House of Sharing
House of Sharing

Located about an hour out of Seoul is the House of Sharing. This is an interesting nursing home, as it houses elderly former comfort women from the World War II era. Before and during the war, Japanese Imperial forces occupied much of South and East Asia, and set up a system today known as “comfort stations” in order to sexually service Japanese soldiers.

Founded by various religious and non-governmental organizations, the House of Sharing is a place where many former comfort women lived in their elderly years. The House of Sharing was founded in 1992 and is funded by various Buddhist organizations and socio-civic groups. It is effectively a nursing home facility in a Korean-style rental house in Seoul. In 1995, the complex was rebuilt to a more spacious facility. As well as a place to live, the House of Sharing offers art therapy programs for its elderly residents, which showcases artwork the former comfort women created while residing there.
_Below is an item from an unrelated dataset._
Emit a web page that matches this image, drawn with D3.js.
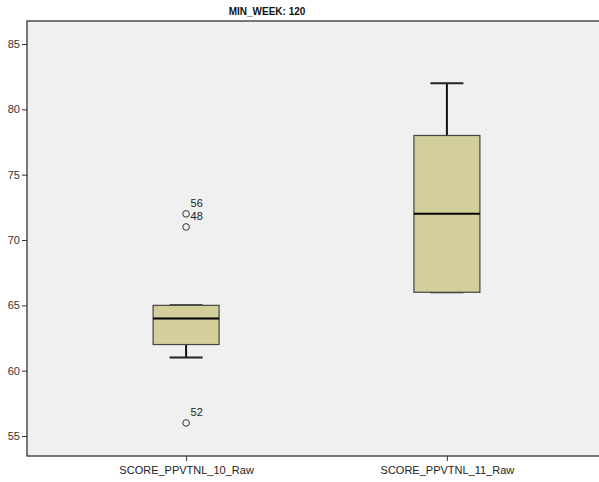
<!DOCTYPE html>
<html>
<head>
<meta charset="utf-8">
<script src="https://cdn.jsdelivr.net/npm/d3@7"></script>
<style>
body { margin: 0; background: #fff; }
text { font-family: "Liberation Sans", Arial, sans-serif; }
</style>
</head>
<body>
<div id="chart"></div>
<script>

let width = 599

let height = 482

let plotLeft = 27, plotRight = 606, plotTop = 21, plotBottom = 456

let titleText = 'MIN_WEEK: 120'

let categories = ['SCORE_PPVTNL_10_Raw', 'SCORE_PPVTNL_11_Raw']

let lowWhisker = [61, 66]

let q1 = [62, 66]

let median = [64, 72]

let q3 = [65, 78]

let highWhisker = [65, 82]

let outlierValues = [[72, 71, 56], []]

let outlierLabels = [['56', '48', '52'], []]

let yTicks = [55, 60, 65, 70, 75, 80, 85]

let boxes = categories.map((c, i) => ({
	name: c,
	low: lowWhisker[i],
	q1: q1[i],
	median: median[i],
	q3: q3[i],
	high: highWhisker[i],
	outliers: outlierValues[i].map((v, j) => ({value: v, label: outlierLabels[i][j]}))
}))

const svg = d3.select('#chart')
	.append('svg')
	.attr('width', width)
	.attr('height', height)

let x = d3.scalePoint()
	.domain(categories)
	.range([plotLeft, plotRight])
	.padding(0.61)

let y = d3.scaleLinear()
	.domain([53.47, 86.76])
	.range([plotBottom, plotTop])

// plot background
svg.append('rect')
	.attr('x', plotLeft)
	.attr('y', plotTop)
	.attr('width', plotRight - plotLeft)
	.attr('height', plotBottom - plotTop)
	.attr('fill', '#f0f0f0')
	.attr('stroke', '#333')
	.attr('stroke-width', 1.3)

svg.append('text')
	.attr('x', 267)
	.attr('y', 15)
	.attr('text-anchor', 'middle')
	.attr('font-size', 10)
	.attr('font-weight', 'bold')
	.attr('fill', '#111')
	.text(titleText)

let yAxis = g => g.attr('transform', `translate(${plotLeft},0)`)
	.call(d3.axisLeft(y).tickValues(yTicks).tickSize(5).tickPadding(2))
	.call(g => g.select('.domain').remove())

svg.append('g').call(yAxis)
	.call(g => g.selectAll('line').attr('stroke', '#333'))
	.selectAll('text')
	.attr('font-size', 11)
	.attr('fill', '#333')
	.attr('font-family', '"Liberation Sans", Arial, sans-serif')

let xAxis = g => g.attr('transform', `translate(0,${plotBottom})`)
	.call(d3.axisBottom(x).tickSize(5).tickPadding(5))
	.call(g => g.select('.domain').remove())

svg.append('g').call(xAxis)
	.call(g => g.selectAll('line').attr('stroke', '#333'))
	.selectAll('text')
	.attr('font-size', 11)
	.attr('fill', '#222')
	.attr('font-family', '"Liberation Sans", Arial, sans-serif')

let boxWidth = 66

let capWidth = 33

let group = svg.selectAll('.box')
	.data(boxes)
	.enter()
	.append('g')
	.attr('class', 'box')

// whisker stems
group.append('line')
	.attr('x1', d => x(d.name))
	.attr('x2', d => x(d.name))
	.attr('y1', d => y(d.high))
	.attr('y2', d => y(d.low))
	.attr('stroke', '#111')
	.attr('stroke-width', 2)

group.selectAll('.cap')
	.data(d => [d.low, d.high].map(v => ({name: d.name, v: v})))
	.enter()
	.append('line')
	.attr('x1', d => x(d.name) - capWidth / 2)
	.attr('x2', d => x(d.name) + capWidth / 2)
	.attr('y1', d => y(d.v))
	.attr('y2', d => y(d.v))
	.attr('stroke', '#222')
	.attr('stroke-width', 2)

group.append('rect')
	.attr('x', d => x(d.name) - boxWidth / 2)
	.attr('width', boxWidth)
	.attr('y', d => y(d.q3))
	.attr('height', d => y(d.q1) - y(d.q3))
	.attr('fill', '#d3cf9b')
	.attr('stroke', '#444')
	.attr('stroke-width', 1.2)

group.append('line')
	.attr('x1', d => x(d.name) - boxWidth / 2)
	.attr('x2', d => x(d.name) + boxWidth / 2)
	.attr('y1', d => y(d.median))
	.attr('y2', d => y(d.median))
	.attr('stroke', '#000')
	.attr('stroke-width', 2)

group.selectAll('.outlier')
	.data(d => d.outliers.map(o => ({name: d.name, value: o.value, label: o.label})))
	.enter()
	.append('circle')
	.attr('cx', d => x(d.name))
	.attr('cy', d => y(d.value))
	.attr('r', 3.3)
	.attr('fill', 'none')
	.attr('stroke', '#333')
	.attr('stroke-width', 1)

group.selectAll('.olabel')
	.data(d => d.outliers.map(o => ({name: d.name, value: o.value, label: o.label})))
	.enter()
	.append('text')
	.attr('x', d => x(d.name) + 4.5)
	.attr('y', d => y(d.value) - 7)
	.attr('font-size', 11)
	.attr('fill', '#222')
	.text(d => d.label)

</script>
</body>
</html>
Since the end of the war, the country of Japan has offered multiple apologies for their wartime transgressions, the majority of which focused on Korea and former comfort women. Many international organizations aim to discredit the Japanese apologies and accuse the Japanese government of not considering actual comfort women in their negotiations. It should be the responsibility of the South Korean government to include their own citizens in processes directly affecting them.

In the 1960s, a treaty between South Korea and Japan was signed, called the “Treaty on Basic Relations”. This was the first time Japan and South Kore developed official diplomatic relations since the end of World War II. Because South Korea was not a signatory state to the Treaty of San Francisco, it was not entitled to the benefits listed under article 14 which stipulated directly reparations by Japan. This invited high-level bilateral talk between the two nations who needed to form diplomatic relations for economic and security reasons. High level talks preceding the treaty were held over a period of 14 years, starting in the 1950s.

The underlying issue plaguing East Asia is their societal treatment of women. Through new initiatives such as the UN 2030 Sustainable Development Goals, the future of women in East Asia looks bright. The unfortunate plight of former comfort women living in the House of Sharing is a good example of how grassroots organizations are taking up the issue of gender equality within their societies.